18 If you detect a measure of selfishness in your heart, ask Jehovah to help you to correct your thinking and feelings; then work harder to concentrate on his glory instead of your own. (Ps. 86:11) You might also pursue goals that would not put you in the limelight. For instance, you might cultivate more fully some aspect of the fruitage of the spirit that you find especially challenging. Or if you prepare diligently for your meeting parts but have little interest in sharing in cleaning the Kingdom Hall, you could set a goal to apply the advice found at Romans 12:16.​—Read.

19. What can we do so as not to be discouraged by what we see in the mirror of God’s Word?

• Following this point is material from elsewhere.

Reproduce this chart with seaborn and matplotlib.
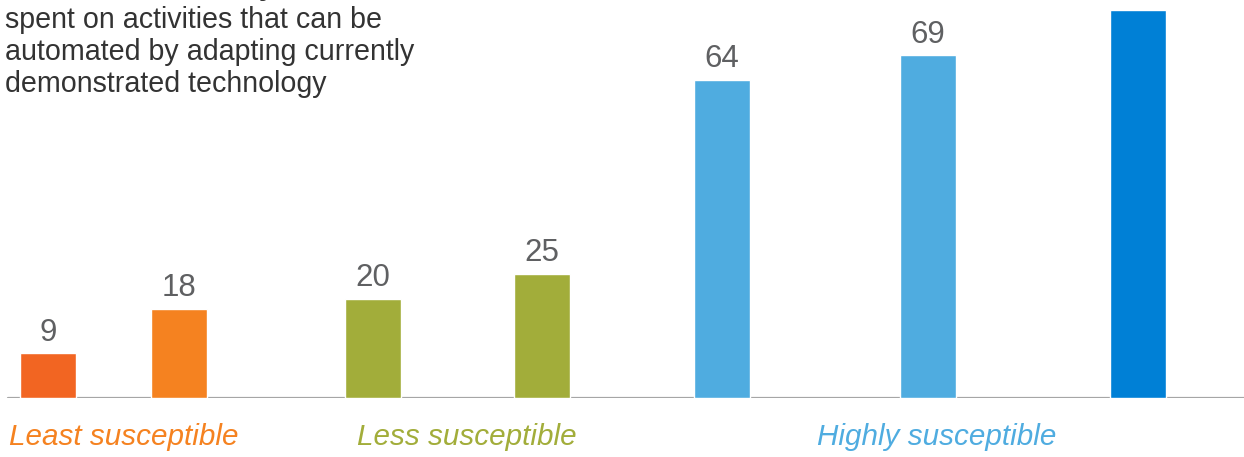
import matplotlib
matplotlib.use("Agg")
import matplotlib.pyplot as plt
import seaborn as sns
import pandas as pd

# ---- data ----
activities = ["Managing others", "Applying expertise", "Stakeholder interactions",
              "Unpredictable physical work", "Data collection", "Data processing",
              "Predictable physical work"]
values = [9, 18, 20, 25, 64, 69, 78]
groups = ["Least susceptible", "Least susceptible", "Less susceptible", "Less susceptible",
          "Highly susceptible", "Highly susceptible", "Highly susceptible"]
group_labels = ["Least susceptible", "Less susceptible", "Highly susceptible"]
title_lines = ["Technical feasibility, % of time",
               "spent on activities that can be",
               "automated by adapting currently",
               "demonstrated technology"]

# ---- layout / style ----
positions = [48, 179, 373, 542, 722, 928, 1138]   # bar centres (pixel-like units)
bar_colors = ["#F26522", "#F58220", "#A2AD3A", "#A2AD3A", "#4FACE0", "#4FACE0", "#0080D6"]
group_colors = {"Least susceptible": "#F58220", "Less susceptible": "#A2AD3A",
                "Highly susceptible": "#4FACE0"}
group_label_x = [124, 467, 937]

W, H = 1244, 457
sns.set_theme(style="white")
plt.rcParams["font.family"] = ["Liberation Sans", "DejaVu Sans"]

fig = plt.figure(figsize=(W / 100, H / 100), dpi=100)
base_px = 59
ax = fig.add_axes([0, base_px / H, 1, (H - base_px) / H])

df = pd.DataFrame({"pos": positions, "value": values, "activity": activities})
palette = dict(zip(activities, bar_colors))
sns.barplot(data=df, x="pos", y="value", hue="activity", palette=palette,
            native_scale=True, dodge=False, width=56 / 131, legend=False,
            saturation=1, ax=ax)

ax.set_xlim(0, W)
ax.set_ylim(0, (H - base_px) / 4.97)
for c in ax.containers:
    ax.bar_label(c, padding=4, fontsize=22.5, color="#5F6062", clip_on=False)

ax.axhline(0, xmin=8 / W, xmax=1, color="#A6A6A6", lw=1.6, zorder=0.5)
for s in ax.spines.values():
    s.set_visible(False)
ax.set_xticks([])
ax.set_yticks([])
ax.set_xlabel("")
ax.set_ylabel("")

for lbl, gx in zip(group_labels, group_label_x):
    fig.text(gx / W, 1 - 445 / H, lbl, ha="center", va="baseline",
             fontsize=21.3, style="italic", color=group_colors[lbl])

baselines = [-5, 28, 60, 92]
weights = ["bold", "normal", "normal", "normal"]
for line, b, w in zip(title_lines, baselines, weights):
    fig.text(5 / W, 1 - b / H, line, ha="left", va="baseline",
             fontsize=20.6, color="#333333", fontweight=w)

fig.savefig("out.png", dpi=100)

19 When we look carefully at ourselves in the mirror of God’s Word and see flaws, even evidences of selfishness, we might become discouraged. If that ever happens to you, reflect on the successful man in James’ illustration. James did not stress how quickly the man fixed the problems he detected or even that he was able to correct every blemish; rather, James says that the man ‘continued in the perfect law.’ (Jas. 1:25) He remembered what he saw in the mirror and kept working to improve. Yes, keep a positive view of yourself and a balanced view of your imperfections. (Read Ecclesiastes 7:20.) Continue to peer into the perfect law, and work to maintain your spirit of self-sacrifice. Jehovah is willing to help you, as he has helped so many of your brothers who, although imperfect, can and do have God’s favor and blessing.